İnsan ilimle, irfanla, hikmetle, marifetle, yararlı meziyetlerle donatılırsa, olgun ve yararlı insan olur. Bu olmazsa, zararlı, tehlikeli, değersiz yaratık haline gelir. Atalarımız olgun insana; insan-ı kâmil derlerdi.

Yüce Allah cc. Tin suresi 4- 5. Ayette mealen şöyle buyuruyor: “ Biz, insanı en güzel şekilde yarattık. Sonra onu aşağıların aşağısı yaptık.”

Yanı İslam değerleri ile ilkeleri ile yaşamazsa, aşağıların aşağısı duruma düşer, diyor.

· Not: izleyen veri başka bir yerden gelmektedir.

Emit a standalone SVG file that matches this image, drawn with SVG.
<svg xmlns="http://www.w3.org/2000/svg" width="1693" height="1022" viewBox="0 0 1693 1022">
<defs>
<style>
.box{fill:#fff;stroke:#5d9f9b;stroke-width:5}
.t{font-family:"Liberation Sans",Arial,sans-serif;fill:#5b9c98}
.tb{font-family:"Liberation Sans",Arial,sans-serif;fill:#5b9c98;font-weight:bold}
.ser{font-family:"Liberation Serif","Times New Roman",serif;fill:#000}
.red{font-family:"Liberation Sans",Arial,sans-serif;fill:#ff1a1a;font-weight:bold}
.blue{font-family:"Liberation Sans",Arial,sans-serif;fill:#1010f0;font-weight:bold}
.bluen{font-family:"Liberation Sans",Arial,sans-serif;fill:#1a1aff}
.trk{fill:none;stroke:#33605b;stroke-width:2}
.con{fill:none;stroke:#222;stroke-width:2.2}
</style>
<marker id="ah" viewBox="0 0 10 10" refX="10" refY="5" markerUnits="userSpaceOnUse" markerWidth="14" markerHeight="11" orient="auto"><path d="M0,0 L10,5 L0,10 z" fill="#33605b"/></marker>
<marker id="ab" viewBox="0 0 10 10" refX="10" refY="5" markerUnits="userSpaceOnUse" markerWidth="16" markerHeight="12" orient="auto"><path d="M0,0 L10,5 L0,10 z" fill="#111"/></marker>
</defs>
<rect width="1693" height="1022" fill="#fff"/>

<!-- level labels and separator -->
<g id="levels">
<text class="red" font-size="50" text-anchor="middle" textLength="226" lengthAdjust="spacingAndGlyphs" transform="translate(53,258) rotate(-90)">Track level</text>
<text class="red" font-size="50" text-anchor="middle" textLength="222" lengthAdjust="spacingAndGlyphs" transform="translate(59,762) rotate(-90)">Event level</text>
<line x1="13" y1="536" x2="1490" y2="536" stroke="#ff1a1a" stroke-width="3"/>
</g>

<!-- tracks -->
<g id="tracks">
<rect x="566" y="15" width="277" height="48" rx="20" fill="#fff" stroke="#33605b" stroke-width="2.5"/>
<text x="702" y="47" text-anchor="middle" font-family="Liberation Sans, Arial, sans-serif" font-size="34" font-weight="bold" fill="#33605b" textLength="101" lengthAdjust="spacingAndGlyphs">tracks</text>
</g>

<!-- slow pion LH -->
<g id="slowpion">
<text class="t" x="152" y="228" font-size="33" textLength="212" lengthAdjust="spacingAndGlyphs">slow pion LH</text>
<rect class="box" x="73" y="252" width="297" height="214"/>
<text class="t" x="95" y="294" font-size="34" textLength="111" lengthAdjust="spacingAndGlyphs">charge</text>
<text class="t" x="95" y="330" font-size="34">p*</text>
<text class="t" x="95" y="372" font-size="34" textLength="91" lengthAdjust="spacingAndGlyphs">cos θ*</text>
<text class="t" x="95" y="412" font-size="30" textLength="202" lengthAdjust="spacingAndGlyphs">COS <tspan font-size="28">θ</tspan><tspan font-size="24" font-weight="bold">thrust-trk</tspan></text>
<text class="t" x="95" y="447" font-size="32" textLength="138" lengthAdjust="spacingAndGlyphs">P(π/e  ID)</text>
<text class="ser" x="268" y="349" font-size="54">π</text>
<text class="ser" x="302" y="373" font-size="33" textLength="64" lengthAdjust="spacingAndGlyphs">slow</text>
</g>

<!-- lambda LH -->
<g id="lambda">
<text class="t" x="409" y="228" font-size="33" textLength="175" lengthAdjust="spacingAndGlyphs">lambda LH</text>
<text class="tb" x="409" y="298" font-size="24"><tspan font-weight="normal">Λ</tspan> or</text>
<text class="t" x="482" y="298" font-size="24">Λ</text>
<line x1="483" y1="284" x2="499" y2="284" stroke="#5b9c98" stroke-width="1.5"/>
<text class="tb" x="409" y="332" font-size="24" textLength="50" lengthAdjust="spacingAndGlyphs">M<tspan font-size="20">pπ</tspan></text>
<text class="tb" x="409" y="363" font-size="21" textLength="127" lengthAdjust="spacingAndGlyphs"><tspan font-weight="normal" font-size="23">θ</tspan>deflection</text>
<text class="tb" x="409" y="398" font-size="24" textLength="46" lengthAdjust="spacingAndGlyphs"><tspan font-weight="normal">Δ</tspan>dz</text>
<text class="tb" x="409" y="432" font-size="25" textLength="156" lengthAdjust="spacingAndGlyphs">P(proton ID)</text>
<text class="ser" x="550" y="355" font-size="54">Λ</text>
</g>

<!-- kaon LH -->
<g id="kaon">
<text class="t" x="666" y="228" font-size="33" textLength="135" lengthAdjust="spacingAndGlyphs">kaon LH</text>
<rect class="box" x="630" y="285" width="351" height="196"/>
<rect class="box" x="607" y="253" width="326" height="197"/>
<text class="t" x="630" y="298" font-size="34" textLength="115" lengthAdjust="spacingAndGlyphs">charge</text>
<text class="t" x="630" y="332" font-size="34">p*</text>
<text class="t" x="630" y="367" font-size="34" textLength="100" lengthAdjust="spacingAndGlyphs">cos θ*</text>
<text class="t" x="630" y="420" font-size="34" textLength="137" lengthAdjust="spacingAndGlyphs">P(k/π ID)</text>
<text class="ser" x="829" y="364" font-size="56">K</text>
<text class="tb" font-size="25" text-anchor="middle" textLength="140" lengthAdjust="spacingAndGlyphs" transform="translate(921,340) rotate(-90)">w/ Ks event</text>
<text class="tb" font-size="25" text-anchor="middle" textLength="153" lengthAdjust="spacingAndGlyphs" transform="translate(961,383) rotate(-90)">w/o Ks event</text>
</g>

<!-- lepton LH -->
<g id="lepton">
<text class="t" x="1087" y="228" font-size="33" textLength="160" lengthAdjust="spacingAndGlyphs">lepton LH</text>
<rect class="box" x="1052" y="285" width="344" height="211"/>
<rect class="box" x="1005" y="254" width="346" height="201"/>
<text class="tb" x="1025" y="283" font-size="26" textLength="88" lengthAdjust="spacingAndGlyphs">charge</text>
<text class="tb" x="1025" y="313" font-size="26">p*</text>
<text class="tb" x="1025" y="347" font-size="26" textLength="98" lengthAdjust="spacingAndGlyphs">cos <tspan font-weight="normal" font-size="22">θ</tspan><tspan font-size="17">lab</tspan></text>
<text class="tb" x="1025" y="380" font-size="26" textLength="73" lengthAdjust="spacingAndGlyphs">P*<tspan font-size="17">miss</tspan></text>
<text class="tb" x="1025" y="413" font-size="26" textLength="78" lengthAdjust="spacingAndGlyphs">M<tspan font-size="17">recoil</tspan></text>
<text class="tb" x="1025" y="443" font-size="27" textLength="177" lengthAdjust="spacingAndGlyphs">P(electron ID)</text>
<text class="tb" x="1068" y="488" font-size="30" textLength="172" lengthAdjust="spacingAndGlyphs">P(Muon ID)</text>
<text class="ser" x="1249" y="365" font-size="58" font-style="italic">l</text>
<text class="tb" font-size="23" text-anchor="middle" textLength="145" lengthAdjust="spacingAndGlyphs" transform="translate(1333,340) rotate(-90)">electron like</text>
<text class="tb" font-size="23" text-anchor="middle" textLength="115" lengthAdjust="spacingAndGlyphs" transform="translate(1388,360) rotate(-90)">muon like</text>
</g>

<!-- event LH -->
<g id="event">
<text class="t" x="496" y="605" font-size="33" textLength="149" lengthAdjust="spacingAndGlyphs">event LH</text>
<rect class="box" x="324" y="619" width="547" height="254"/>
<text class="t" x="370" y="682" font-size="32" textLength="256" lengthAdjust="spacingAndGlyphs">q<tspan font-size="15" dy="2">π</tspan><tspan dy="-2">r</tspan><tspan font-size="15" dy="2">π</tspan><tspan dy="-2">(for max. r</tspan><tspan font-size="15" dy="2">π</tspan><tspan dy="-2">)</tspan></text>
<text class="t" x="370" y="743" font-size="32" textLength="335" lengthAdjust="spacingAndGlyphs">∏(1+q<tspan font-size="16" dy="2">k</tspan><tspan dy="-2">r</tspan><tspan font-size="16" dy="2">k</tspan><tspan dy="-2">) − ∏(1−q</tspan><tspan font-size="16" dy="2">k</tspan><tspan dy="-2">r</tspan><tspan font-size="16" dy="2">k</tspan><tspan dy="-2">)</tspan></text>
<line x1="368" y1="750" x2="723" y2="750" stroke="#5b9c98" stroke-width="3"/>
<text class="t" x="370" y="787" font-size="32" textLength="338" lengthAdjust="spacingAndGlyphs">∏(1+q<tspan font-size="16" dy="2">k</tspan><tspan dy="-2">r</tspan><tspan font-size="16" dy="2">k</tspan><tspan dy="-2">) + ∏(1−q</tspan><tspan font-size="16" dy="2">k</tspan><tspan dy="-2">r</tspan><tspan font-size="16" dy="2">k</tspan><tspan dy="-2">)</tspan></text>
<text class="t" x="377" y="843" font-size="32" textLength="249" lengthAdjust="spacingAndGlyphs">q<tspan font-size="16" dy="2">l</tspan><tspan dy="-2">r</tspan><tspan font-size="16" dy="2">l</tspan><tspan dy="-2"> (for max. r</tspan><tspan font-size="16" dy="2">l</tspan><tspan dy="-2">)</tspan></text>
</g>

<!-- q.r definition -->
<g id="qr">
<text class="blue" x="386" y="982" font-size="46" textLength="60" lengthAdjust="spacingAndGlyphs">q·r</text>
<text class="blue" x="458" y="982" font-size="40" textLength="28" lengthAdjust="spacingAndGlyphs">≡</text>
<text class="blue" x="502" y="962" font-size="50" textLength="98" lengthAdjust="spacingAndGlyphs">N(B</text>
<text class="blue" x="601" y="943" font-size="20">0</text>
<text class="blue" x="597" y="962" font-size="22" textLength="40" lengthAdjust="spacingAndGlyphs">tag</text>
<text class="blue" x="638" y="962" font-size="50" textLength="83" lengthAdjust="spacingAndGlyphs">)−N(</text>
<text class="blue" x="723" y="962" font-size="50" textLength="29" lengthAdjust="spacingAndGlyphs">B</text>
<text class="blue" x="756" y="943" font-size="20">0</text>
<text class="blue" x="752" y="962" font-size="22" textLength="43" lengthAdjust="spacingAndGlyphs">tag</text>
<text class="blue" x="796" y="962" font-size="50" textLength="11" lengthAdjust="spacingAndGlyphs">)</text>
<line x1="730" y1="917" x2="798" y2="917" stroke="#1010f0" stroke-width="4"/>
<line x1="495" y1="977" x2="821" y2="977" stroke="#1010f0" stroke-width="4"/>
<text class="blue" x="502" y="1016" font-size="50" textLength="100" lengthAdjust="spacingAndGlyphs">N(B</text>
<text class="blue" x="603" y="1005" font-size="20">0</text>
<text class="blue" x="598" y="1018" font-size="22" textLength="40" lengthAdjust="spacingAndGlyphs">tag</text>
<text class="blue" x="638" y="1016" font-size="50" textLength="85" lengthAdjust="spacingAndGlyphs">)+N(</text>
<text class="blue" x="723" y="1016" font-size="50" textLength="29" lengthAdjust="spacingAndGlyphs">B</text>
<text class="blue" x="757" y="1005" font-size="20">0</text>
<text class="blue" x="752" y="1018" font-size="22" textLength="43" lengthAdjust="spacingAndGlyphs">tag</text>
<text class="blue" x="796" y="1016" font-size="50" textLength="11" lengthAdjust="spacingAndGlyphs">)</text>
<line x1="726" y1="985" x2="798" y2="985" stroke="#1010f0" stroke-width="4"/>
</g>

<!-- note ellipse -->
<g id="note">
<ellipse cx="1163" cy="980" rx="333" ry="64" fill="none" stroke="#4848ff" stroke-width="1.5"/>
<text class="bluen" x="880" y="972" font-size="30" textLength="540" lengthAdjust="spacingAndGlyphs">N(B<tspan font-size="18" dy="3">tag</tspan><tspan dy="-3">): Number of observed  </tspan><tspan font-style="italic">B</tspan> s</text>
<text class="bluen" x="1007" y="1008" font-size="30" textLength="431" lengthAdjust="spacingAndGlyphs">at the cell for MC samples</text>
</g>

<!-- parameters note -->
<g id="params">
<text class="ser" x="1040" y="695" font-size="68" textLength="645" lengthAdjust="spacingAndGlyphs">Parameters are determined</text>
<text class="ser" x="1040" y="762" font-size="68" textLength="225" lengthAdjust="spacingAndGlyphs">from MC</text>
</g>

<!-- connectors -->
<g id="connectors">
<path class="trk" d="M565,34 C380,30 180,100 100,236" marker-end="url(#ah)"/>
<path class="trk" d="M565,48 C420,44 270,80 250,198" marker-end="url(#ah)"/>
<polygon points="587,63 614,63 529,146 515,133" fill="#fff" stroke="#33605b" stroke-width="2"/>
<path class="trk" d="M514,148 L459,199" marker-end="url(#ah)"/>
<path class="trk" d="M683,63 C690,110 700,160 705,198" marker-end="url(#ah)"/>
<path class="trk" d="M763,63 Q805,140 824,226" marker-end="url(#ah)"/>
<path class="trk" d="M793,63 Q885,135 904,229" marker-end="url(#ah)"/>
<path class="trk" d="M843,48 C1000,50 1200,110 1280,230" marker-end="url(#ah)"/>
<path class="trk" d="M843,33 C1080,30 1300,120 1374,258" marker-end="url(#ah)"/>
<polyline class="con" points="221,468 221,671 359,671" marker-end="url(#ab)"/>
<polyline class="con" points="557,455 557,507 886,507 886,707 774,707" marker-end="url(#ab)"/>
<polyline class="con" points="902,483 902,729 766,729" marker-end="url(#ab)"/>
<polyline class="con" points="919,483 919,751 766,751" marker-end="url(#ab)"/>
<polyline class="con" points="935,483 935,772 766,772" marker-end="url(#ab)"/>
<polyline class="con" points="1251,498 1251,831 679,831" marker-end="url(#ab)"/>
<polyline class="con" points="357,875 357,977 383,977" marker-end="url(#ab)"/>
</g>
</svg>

Fatır suresi 32. Ayette ise Rabbimiz şöyle buyuruyor: “ Bu ayette insanlar kısımlara ayrılıyor. İyi insanların hayırda yarışanlar olduğu, açıklanıyor.

İnsan genel anlamda; bilgili, birikimli, donanımlı, hayırlı, yararlı, iyi, güzel, dürüst, ilkeli, hak yolda olmalıdır. Marifetli olmalıdır.

Marifet genel anlamda; bilmek, bilen anlamındadır. Sezgi, iç deneyim, hissetme, algılama, anlama, kavrama, bilme, sağlam görüş, gerçeği ve doğruyu bilme, algılama, yaşamda doğru deneyim kazanma, anlamlarına gelmektedir.

Müslüman âlim ve arif insan olmalıdır. Tefekkür yanı derin düşünme ve fikir sahibi olmalı.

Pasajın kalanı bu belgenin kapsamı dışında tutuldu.